THROUGHOUT his childhood and early adult years, Otto Lilienthal would gaze for hours and hours at storks and other soaring birds, seeking to unlock the secret of their seeming weightlessness. No doubt he noted, as the poet William Cowper had 100 years before, that "the bird that flutters least is longest on the wing".
Lilienthal concluded that an arched, or cambered, wing was the most suitable design for flight, and he thereby developed the principle that allowed the art of gliding to become the sophisticated sport we know today.
Lilienthal was born in 1848 in the little Prussian town of Anklam. He trained to be an engineer, and it was his engineering knowledge applied to ornithology that led to his discovery. In 1889 he published his ideas in Der Vogelflug als Grundlage der Fliegekunste - "The Flight of Birds as a Basis for the Art of Flying" a book acknowledged to this day to be a seminal work on aerodynamics.
In 1891 Lilienthal put his ideas into practice. His first machine consisted of two curved fabric wings, to which he attached himself by his outstretched arms. When in the air he used the shifting weight of his hanging body to control the craft, a technique not dissimilar to hang gliding. This was only the first of many gliders Lilienthal built, and he clocked up more than 2000 flights, reaching heights of over 700 feet.
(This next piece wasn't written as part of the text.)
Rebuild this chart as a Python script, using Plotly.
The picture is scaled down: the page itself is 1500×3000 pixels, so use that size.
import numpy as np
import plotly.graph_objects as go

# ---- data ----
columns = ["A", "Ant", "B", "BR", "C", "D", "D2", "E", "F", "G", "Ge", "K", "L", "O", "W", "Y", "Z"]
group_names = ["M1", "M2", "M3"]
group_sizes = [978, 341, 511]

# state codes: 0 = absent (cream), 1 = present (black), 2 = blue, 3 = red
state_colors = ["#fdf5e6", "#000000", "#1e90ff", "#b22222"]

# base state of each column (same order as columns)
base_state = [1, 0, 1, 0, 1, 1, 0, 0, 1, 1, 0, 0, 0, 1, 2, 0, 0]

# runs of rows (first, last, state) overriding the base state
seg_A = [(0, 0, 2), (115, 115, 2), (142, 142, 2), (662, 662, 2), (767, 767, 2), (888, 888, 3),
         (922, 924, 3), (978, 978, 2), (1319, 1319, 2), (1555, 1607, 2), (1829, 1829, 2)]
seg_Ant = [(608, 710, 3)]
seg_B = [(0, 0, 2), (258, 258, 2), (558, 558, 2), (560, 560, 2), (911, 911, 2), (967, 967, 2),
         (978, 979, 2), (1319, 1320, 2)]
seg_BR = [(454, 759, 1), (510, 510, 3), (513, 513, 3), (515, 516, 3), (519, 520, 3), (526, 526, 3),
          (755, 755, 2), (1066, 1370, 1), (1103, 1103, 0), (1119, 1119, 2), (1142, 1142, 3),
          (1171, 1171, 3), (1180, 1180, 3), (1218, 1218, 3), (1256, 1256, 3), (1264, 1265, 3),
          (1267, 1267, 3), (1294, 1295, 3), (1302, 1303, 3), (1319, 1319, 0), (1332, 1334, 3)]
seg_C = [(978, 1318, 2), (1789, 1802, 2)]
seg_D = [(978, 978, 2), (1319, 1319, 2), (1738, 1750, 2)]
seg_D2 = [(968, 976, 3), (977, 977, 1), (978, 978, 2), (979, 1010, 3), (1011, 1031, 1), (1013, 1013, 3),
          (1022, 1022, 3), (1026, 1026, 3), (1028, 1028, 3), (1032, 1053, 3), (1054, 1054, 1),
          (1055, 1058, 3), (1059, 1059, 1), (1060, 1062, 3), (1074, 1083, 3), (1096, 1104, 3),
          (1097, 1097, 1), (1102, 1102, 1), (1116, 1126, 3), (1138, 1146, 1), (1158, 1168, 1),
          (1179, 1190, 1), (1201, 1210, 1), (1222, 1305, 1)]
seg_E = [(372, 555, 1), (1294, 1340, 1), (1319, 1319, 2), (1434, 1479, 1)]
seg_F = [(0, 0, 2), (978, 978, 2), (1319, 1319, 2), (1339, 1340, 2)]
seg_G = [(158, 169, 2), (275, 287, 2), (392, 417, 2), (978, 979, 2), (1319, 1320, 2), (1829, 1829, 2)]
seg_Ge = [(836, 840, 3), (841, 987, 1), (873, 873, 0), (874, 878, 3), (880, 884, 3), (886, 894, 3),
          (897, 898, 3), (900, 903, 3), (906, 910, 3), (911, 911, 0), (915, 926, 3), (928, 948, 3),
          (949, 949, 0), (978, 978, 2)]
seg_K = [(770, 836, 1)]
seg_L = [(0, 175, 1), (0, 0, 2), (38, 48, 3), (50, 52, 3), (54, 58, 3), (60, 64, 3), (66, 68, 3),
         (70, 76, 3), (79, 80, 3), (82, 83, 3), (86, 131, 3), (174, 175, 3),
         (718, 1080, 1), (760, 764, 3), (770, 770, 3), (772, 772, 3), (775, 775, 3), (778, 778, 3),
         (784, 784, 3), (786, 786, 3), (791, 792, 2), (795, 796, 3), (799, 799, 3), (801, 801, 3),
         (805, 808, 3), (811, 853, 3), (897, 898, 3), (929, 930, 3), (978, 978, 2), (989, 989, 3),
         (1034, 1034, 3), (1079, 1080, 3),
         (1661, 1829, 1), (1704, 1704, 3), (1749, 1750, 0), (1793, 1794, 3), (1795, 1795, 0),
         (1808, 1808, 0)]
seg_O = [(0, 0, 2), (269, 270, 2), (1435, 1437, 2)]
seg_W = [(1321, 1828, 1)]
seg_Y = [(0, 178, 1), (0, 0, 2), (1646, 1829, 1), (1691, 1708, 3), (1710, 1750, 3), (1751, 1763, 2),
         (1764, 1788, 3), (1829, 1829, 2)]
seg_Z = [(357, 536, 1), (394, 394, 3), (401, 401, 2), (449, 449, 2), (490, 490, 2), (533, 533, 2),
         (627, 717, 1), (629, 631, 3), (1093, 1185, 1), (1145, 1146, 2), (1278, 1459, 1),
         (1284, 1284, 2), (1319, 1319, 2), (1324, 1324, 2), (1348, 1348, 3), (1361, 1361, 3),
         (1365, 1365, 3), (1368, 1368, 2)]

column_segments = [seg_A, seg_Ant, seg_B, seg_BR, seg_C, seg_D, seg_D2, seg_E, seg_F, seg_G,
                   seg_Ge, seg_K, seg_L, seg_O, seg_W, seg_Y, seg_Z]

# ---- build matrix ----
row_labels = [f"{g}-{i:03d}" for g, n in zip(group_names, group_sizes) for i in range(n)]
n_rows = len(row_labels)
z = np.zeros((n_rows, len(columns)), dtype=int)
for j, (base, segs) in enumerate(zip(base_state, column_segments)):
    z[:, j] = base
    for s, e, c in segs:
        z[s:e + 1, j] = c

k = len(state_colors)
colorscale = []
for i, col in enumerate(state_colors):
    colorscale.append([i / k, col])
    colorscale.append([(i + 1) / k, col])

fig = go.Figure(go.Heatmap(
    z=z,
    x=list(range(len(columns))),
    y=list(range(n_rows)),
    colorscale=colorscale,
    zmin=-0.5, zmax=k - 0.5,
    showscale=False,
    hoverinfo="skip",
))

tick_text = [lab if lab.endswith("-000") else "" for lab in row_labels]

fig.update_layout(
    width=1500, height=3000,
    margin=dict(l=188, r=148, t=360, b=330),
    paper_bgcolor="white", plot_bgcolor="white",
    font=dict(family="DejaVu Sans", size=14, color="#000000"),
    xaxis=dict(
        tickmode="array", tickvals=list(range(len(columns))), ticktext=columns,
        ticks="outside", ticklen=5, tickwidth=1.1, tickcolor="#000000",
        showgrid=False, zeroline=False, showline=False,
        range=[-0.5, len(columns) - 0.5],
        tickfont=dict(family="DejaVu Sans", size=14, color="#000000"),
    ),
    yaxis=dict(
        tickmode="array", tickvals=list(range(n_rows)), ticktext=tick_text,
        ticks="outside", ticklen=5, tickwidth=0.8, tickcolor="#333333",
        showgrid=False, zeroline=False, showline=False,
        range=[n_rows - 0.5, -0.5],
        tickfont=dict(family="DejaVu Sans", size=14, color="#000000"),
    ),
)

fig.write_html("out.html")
Lilienthal was not the first to master the technique of flight. That accolade is usually reserved for an Englishman named George Cayley, who designed a heavier than air machine in 1853. But Lilienthal perfected the design, and apart from his contribution to aerodynamics, it is to him that we owe the first appreciation of the importance to gliding of rising currents in the atmosphere.
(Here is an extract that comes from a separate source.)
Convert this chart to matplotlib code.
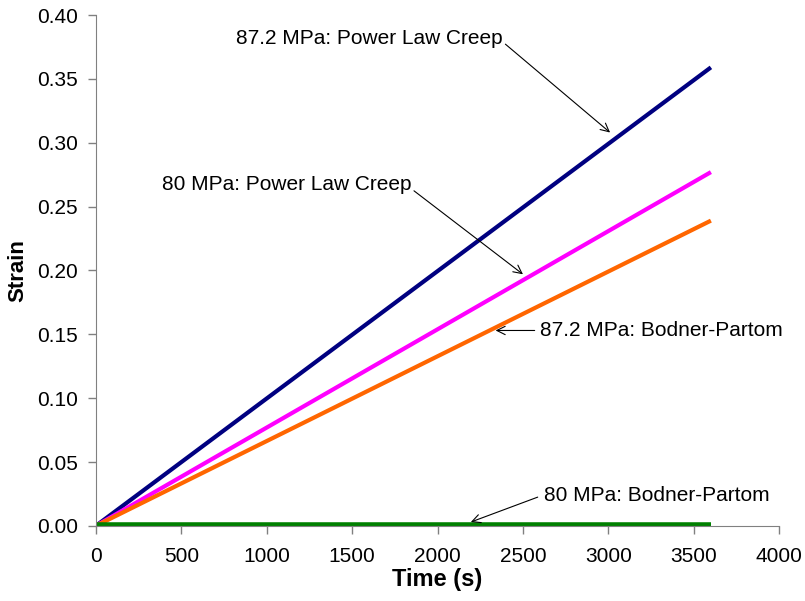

In a static atmosphere, a glider inevitably drifts slowly back to earth; Lilienthal realised that if the aircraft is to gain height, it is necessary for the pilot to find areas of the sky where the lift provided by the air is greater than this tendency to sink - areas with "thermals", or where the air ascends to clear a ridge of elevated ground.
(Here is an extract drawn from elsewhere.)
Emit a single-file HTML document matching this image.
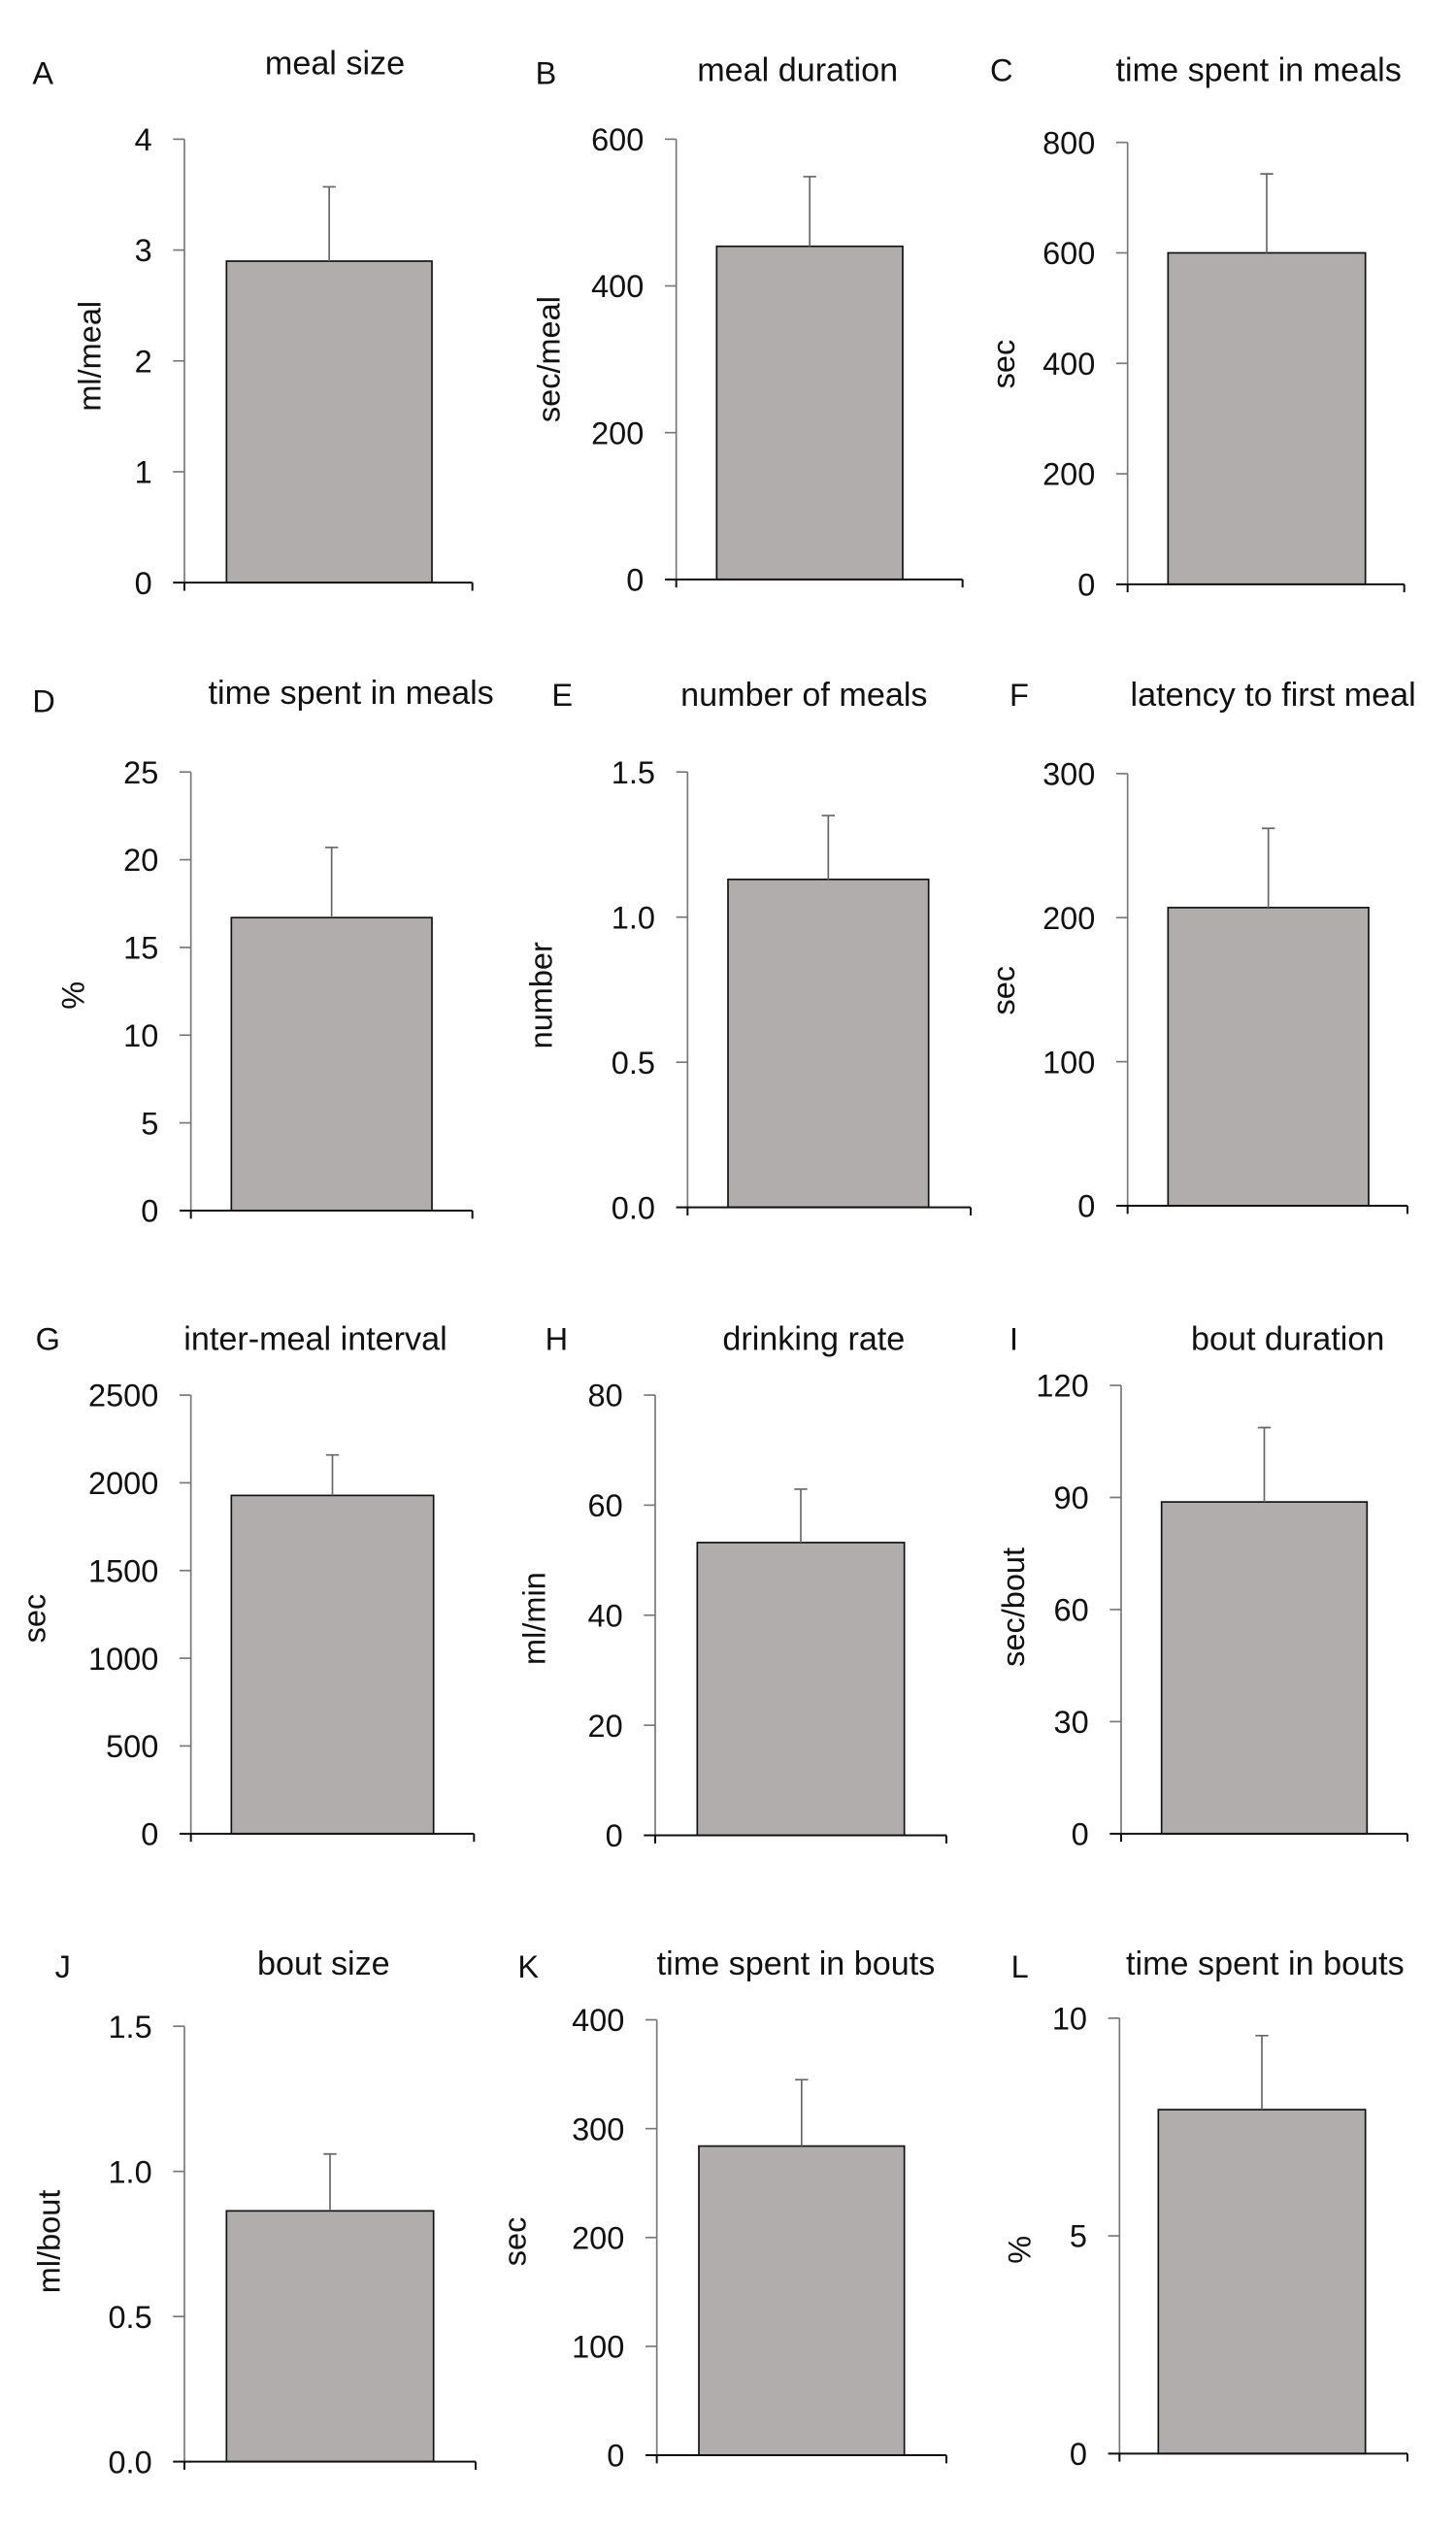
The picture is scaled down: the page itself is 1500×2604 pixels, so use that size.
<!DOCTYPE html>
<html><head><meta charset="utf-8"><style>
html,body{margin:0;padding:0;background:#fff;}
svg{display:block;font-family:"Liberation Sans",Arial,sans-serif;}
</style></head><body>
<svg id="fig" width="1500" height="2604" viewBox="0 0 900 1562" preserveAspectRatio="none" xmlns="http://www.w3.org/2000/svg"></svg>
<script>
const panelLetters = ["A","B","C","D","E","F","G","H","I","J","K","L"];
const panelTitles = ["meal size","meal duration","time spent in meals","time spent in meals","number of meals","latency to first meal","inter-meal interval","drinking rate","bout duration","bout size","time spent in bouts","time spent in bouts"];
const yLabels = ["ml/meal","sec/meal","sec","%","number","sec","sec","ml/min","sec/bout","ml/bout","sec","%"];
const barValues = [2.9, 454, 600, 16.7, 1.13, 207, 1928, 53.2, 88.8, 0.864, 284, 7.9];
const errValues = [0.67, 95, 143, 4.0, 0.22, 55, 231, 9.7, 19.9, 0.196, 61, 1.7];
const yMax = [4, 600, 800, 25, 1.5, 300, 2500, 80, 120, 1.5, 400, 10];
const tickValues = [[0,1,2,3,4],[0,200,400,600],[0,200,400,600,800],[0,5,10,15,20,25],[0,0.5,1,1.5],[0,100,200,300],[0,500,1000,1500,2000,2500],[0,20,40,60,80],[0,30,60,90,120],[0,0.5,1,1.5],[0,100,200,300,400],[0,5,10]];
const tickLabels = [["0","1","2","3","4"],["0","200","400","600"],["0","200","400","600","800"],["0","5","10","15","20","25"],["0.0","0.5","1.0","1.5"],["0","100","200","300"],["0","500","1000","1500","2000","2500"],["0","20","40","60","80"],["0","30","60","90","120"],["0.0","0.5","1.0","1.5"],["0","100","200","300","400"],["0","5","10"]];

const L = [
 {ax:114,top:86,zero:360,b0:140,b1:267,xe:292,tc:207,ty:46,lx:20,ly:52,yx:62,yy:220},
 {ax:418,top:86,zero:358,b0:443,b1:558,xe:595,tc:493,ty:50,lx:331,ly:52,yx:346,yy:222},
 {ax:697,top:88,zero:361,b0:722,b1:844,xe:868,tc:778,ty:50,lx:612,ly:50,yx:627,yy:225},
 {ax:118,top:477,zero:748,b0:143,b1:267,xe:292,tc:217,ty:435,lx:20,ly:440,yx:52,yy:615},
 {ax:425,top:477,zero:746,b0:450,b1:574,xe:600,tc:497,ty:436,lx:341,ly:436,yx:341,yy:615},
 {ax:697,top:478,zero:745,b0:722,b1:846,xe:870,tc:787,ty:436,lx:624,ly:436,yx:627,yy:612},
 {ax:118,top:862,zero:1133,b0:143,b1:268,xe:293,tc:195,ty:834,lx:22,ly:834,yx:28,yy:1000},
 {ax:405,top:862,zero:1134,b0:431,b1:559,xe:585,tc:503,ty:834,lx:337,ly:834,yx:337,yy:1000},
 {ax:693,top:856,zero:1133,b0:718,b1:845,xe:870,tc:796,ty:834,lx:624,ly:834,yx:633,yy:993},
 {ax:114,top:1252,zero:1521,b0:140,b1:268,xe:294,tc:200,ty:1220,lx:34,ly:1222,yx:37,yy:1385},
 {ax:406,top:1248,zero:1517,b0:432,b1:559,xe:585,tc:492,ty:1220,lx:320,ly:1222,yx:325,yy:1385},
 {ax:692,top:1247,zero:1516,b0:716,b1:844,xe:870,tc:782,ty:1220,lx:625,ly:1222,yx:637,yy:1390}
];
const NS="http://www.w3.org/2000/svg";
const svg=document.getElementById('fig');
function mk(tag,attrs,parent){const e=document.createElementNS(NS,tag);for(const k in attrs)e.setAttribute(k,attrs[k]);(parent||svg).appendChild(e);return e;}
for(let i=0;i<12;i++){
  const p=L[i];
  const y=v=>p.zero-(v/yMax[i])*(p.zero-p.top);
  const g=mk('g',{});
  
  
  const lt=mk('text',{x:p.lx,y:p.ly,'font-size':19.5,fill:'#111'},g);lt.textContent=panelLetters[i];
  
  
  const tt=mk('text',{x:p.tc,y:p.ty,'font-size':20.5,fill:'#111','text-anchor':'middle'},g);tt.textContent=panelTitles[i];
  
  
  const yl=mk('text',{x:p.yx,y:p.yy,'font-size':19.5,fill:'#111','text-anchor':'middle',transform:'rotate(-90 '+p.yx+' '+p.yy+')'},g);yl.textContent=yLabels[i];
  
  
  const by=y(barValues[i]);
  const bar=mk('rect',{x:p.b0,y:by,width:p.b1-p.b0,height:p.zero-by,fill:'#b0adac',stroke:'#111','stroke-width':1},g);
  
  
  const ex=(p.b0+p.b1)/2, ey=y(barValues[i]+errValues[i]);
  const el=mk('path',{d:`M${ex} ${by}V${ey}M${ex-4} ${ey}H${ex+4}`,stroke:'#666','stroke-width':1,fill:'none'},g);
  
  
  const ya=mk('line',{x1:p.ax,y1:p.top,x2:p.ax,y2:p.zero,stroke:'#777','stroke-width':1},g);
  
  
  tickValues[i].forEach((v,j)=>{
    const ty=y(v);
    const tk=mk('line',{x1:p.ax-7,y1:ty,x2:p.ax,y2:ty,stroke:'#777','stroke-width':1},g);
    
    
    const tl=mk('text',{x:p.ax-20,y:ty+7,'font-size':19.5,fill:'#111','text-anchor':'end'},g);tl.textContent=tickLabels[i][j];
    
    
  });
  const xa=mk('path',{d:`M${p.ax-7} ${p.zero}H${p.xe}M${p.ax} ${p.zero}v5M${p.xe} ${p.zero}v5`,stroke:'#111','stroke-width':1.2,fill:'none'},g);
  
  
}
</script>
</body></html>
This magnificent obsession, however, had a very tragic end. Lilienthal died when one of his gliders caught a sudden gust of wind, and crashed near Rhinow in his native Germany, 100 years ago today on August 10th, 1896. His work, however, inspired a new generation of aviators, including the Wright brothers in the US, and it is fitting that nowadays one of the highest awards for soaring flight in gliding is the Lilienthal Medal.